The ideas man
[ The University of Melbourne Voice Vol. 5, No. 3
8 June - 12 July 2009 ]
Professor Peter Rathjen believes the removal of barriers to new ideas and a ten-year outlook for emerging institutes will give us the tools to cope with a challenging future. As told to Shane Cahill.
The genie is out of the bottle and Peter Rathjen couldn’t be happier. “If you remove barriers, it turns out that academics are naturally engaging of others,” says Professor Rathjen.
“They are driven by ideas – that’s why they work in universities – and if you enable them to pursue ideas without restriction that’s exactly what they’ll do.”
After taking up the position of Deputy Vice-Chancellor in March 2008 with responsibility for research, world renowned stem cell authority Professor Rathjen began a program to harness Melbourne’s research breadth to meet contemporary challenges.
“What we’re seeing is the marshalling of enormous intellectual energy across the institution,” he says.
“We’re seeing significant new projects and new funding bids that we hadn’t previously conceptualised. I think the reason is that our researchers are pursuing their interests in an interdisciplinary context, focused on problem-solving.”
The first of the new multidisciplinary institutes was the Melbourne Sustainable Society Institute, followed by the Melbourne Institute of Materials; and the Melbourne Energy Institute. The May Federal Budget delivered funding for the Melbourne Neural Engineering Institute. Proposals for several other institutes spanning the breadth of University activity are well advanced.
The institutes are virtual rather than a physical presence with an anticipated ten-year life span.
“It’s a conversation. We get top down ideas and bottom up ideas, we look for opportunities in the external marketplace and from this complexity of internal and external drivers we synthesise directions forward.”
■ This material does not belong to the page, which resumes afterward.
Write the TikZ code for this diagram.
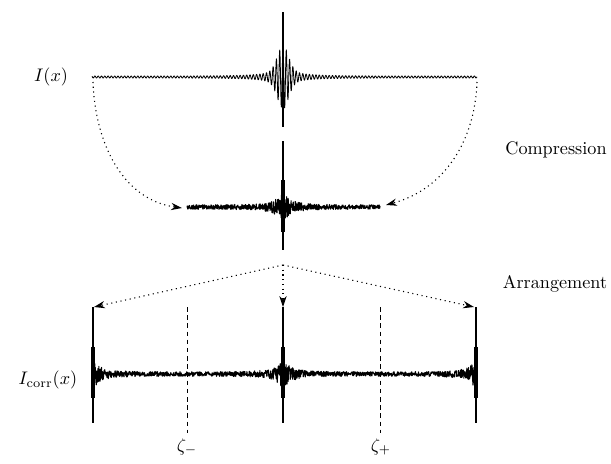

Professor Rathjen sees the new institutes as a means of the University meeting the demands of society and engaging with the new ways of research required.
“We have an aspiration to being a publicly-spirited institution and we have to inspect what it means to be publicly-spirited in our research agenda. One of the things that we have decided we would like to do is to harness that magnificent research strength that is Melbourne University in pursuit of the most pressing societal problems.”
According to Professor Rathjen the institutes will not necessarily manage the research projects. Rather they will allow researchers from across a range of disciplines to self-assemble to tackle what he terms “really big challenges”.
“Those challenges are largely defined by society rather than defined by the researchers themselves.”
To meet this shift to alignment with external problems Melbourne’s institutes build on the trend of the past 20 years away from single discipline alone to interdisciplinary research.
“We find within our institutes researchers from quite different disciplinary backgrounds coming together united by a wish to solve a common problem and it seems it’s at those interfaces that much of the more exciting research is done,” he says.
Such a seismic shift in the focus of research calls into question the form of the existing foundation of research, the PhD.
“We are having to have a hard think about what a PhD program means for this University because our PhD structure is basically disciplinary based,” Professor Rathjen says.
“My understanding is that in the best US universities now more than 50 per cent of PhD students are enrolling in interdisciplinary projects and we’re going to have to find our way to enable that trend.”
Professor Rathjen believes the Melbourne Model’s core of depth and breadth will allow for such a transformation. But the change goes much further than curriculum or administrative issues.
“What we’re really exploring is research in the context and service of society. To advance that you are going to have to bring together more than one disciplinary focus.”
So how is this new social engagement going to emerge?
“It’s a challenge. We’re going to have to try things and see which ones work and discard those things that don’t work. A lot depends on leadership.”
The prizes of success are substantial with a brace of multi-million dollar projects and potential partnerships in development.
“The institutes are very powerful ways of articulating our research to the external world. We’re big and we’re complex and it has been hard for us to find a way to explain to others what we do.
“As we assemble under terms like energy or materials, those outside the University can look in and see what we do and from that we find we are becoming a target for various forms of partnerships, sometimes with external large corporations, sometimes with government bodies and sometimes with benefactors who are very interested in funding research and like to fund it through these large thematic approaches.”
The Melbourne institutes are also in the process of establishing partnerships with leading universities around the world.
Secondary education too will need to take account of these moves beyond single discipline research.
“My sense is that cross-disciplinary research is based in disciplinary expertise. You’ve got to be trained in discipline-based skills, but you’ve got to combine these with the breadth that enables you to interpret your training in a social context.
“The Melbourne Model, with its emphasis on both depth and breadth, is ideally suited to this.”
What are the next areas for examination?
“We see these institutes having a natural life of about a decade and therefore we want to form them around areas that will be of enduring value. We want to make sure we tackle things that are bound to be important in ten years’ time.”
Emerging areas cited by Professor Rathjen include materials; energy and sustainable societies; social equity; creative cultures; brain science and communication.